Ordered that the order is reversed, insofar as appealed from, as a matter of discretion, with costs, that branch of the defendant's cross motion which was to dismiss the complaint is granted, and the complaint is dismissed.
In November 1989 the defendant demanded from the plaintiff the production of certain tape recordings. In March 1990 the Supreme Court granted the defendant's unopposed motion for an order compelling the production of these tapes. The plaintiff eventually produced a single tape.
In subsequent depositions, the plaintiff was extremely evasive with respect to the existence and whereabouts of the remaining tapes. Throughout 1990 the plaintiff was uncooperative. On February 26, 1991, the plaintiff's deposition resumed, and he testified that he had willfully destroyed all but the one tape he had previously produced. When asked why the tapes had been destroyed, the best the plaintiff could do was to testify, "it was an odd situation".

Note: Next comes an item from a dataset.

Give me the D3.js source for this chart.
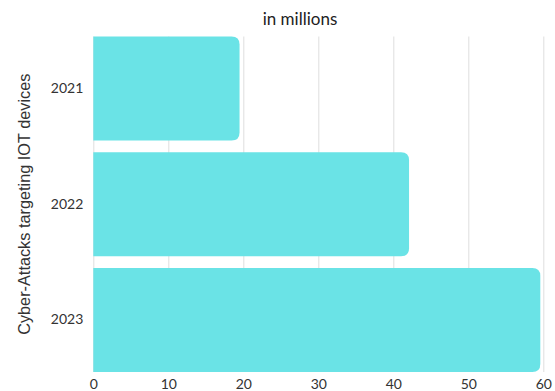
<!DOCTYPE html>
<html>
<head>
<meta charset="utf-8">
<script src="https://cdn.jsdelivr.net/npm/d3@7"></script>
<style>
  html, body { margin: 0; padding: 0; background: #fff; }
  svg { display: block; }
</style>
</head>
<body>
<svg id="chart" width="555" height="391"></svg>
<script>
// Cyber-attacks targeting IoT devices, in millions
const years = ["2021", "2022", "2023"];
const attacks = [19.5, 42.1, 59.6];
const xTicks = [0, 10, 20, 30, 40, 50, 60];

const width = 555, height = 391;
const margin = { top: 36.5, right: 12, bottom: 19, left: 93.3 };
const svg = d3.select("#chart");

const x = d3.scaleLinear()
  .domain([0, 60])
  .range([margin.left, margin.left + 450]);

const y = d3.scaleBand()
  .domain(years)
  .range([margin.top, height - margin.bottom])
  .paddingInner(0.1)
  .paddingOuter(0);

// vertical gridlines
svg.append("g")
  .selectAll("line")
  .data(xTicks)
  .join("line")
  .attr("x1", d => x(d) + 0.5)
  .attr("x2", d => x(d) + 0.5)
  .attr("y1", margin.top)
  .attr("y2", height - margin.bottom)
  .attr("stroke", "#dedede")
  .attr("stroke-width", 1);

// bars: square on the left, rounded on the right
const r = 8;
function barPath(x0, x1, y0, h) {
  const rr = Math.min(r, (x1 - x0) / 2, h / 2);
  return `M${x0},${y0}` +
    `H${x1 - rr}` +
    `Q${x1},${y0} ${x1},${y0 + rr}` +
    `V${y0 + h - rr}` +
    `Q${x1},${y0 + h} ${x1 - rr},${y0 + h}` +
    `H${x0}Z`;
}

svg.append("g")
  .selectAll("path")
  .data(years.map((yr, i) => ({ yr, v: attacks[i] })))
  .join("path")
  .attr("d", d => barPath(x(0), x(d.v), y(d.yr), y.bandwidth()))
  .attr("fill", "#6ae3e6");

// x axis labels
const xAxis = svg.append("g")
  .attr("transform", `translate(0,${height - margin.bottom})`)
  .call(d3.axisBottom(x).tickValues(xTicks).tickSize(0).tickPadding(7));
xAxis.select(".domain").remove();
xAxis.selectAll("text")
  .attr("font-family", "Lato, sans-serif")
  .attr("font-size", 14)
  .attr("fill", "#333");

// y axis labels
const yAxis = svg.append("g")
  .attr("transform", `translate(${margin.left},0)`)
  .call(d3.axisLeft(y).tickSize(0).tickPadding(10));
yAxis.select(".domain").remove();
yAxis.selectAll("text")
  .attr("font-family", "Lato, sans-serif")
  .attr("font-size", 14)
  .attr("fill", "#333");

// title
svg.append("text")
  .attr("x", 300)
  .attr("y", 25)
  .attr("text-anchor", "middle")
  .attr("font-family", "Lato, sans-serif")
  .attr("font-size", 17)
  .attr("fill", "#222")
  .text("in millions");

// y axis title
svg.append("text")
  .attr("transform", `translate(30,${(margin.top + height - margin.bottom) / 2}) rotate(-90)`)
  .attr("text-anchor", "middle")
  .attr("font-family", "'Liberation Sans', Arial, sans-serif")
  .attr("font-size", 16.3)
  .attr("fill", "#333")
  .text("Cyber-Attacks targeting IOT devices");
</script>
</body>
</html>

We agree with the Supreme Court that "[t]he only conclusion * * * is that [the] plaintiff willfully destroyed these tapes". Under these and all the additional circumstances revealed in the record on appeal, the Supreme Court should have unconditionally dismissed the complaint (CPLR 3126; Wolfson v. Nassau County Med. Ctr., 141 A.D.2d 815; Scharlack v. Richmond Mem. Hosp., 127 A.D.2d 580). Bracken, J.P., Lawrence, Santucci and Goldstein, JJ., concur.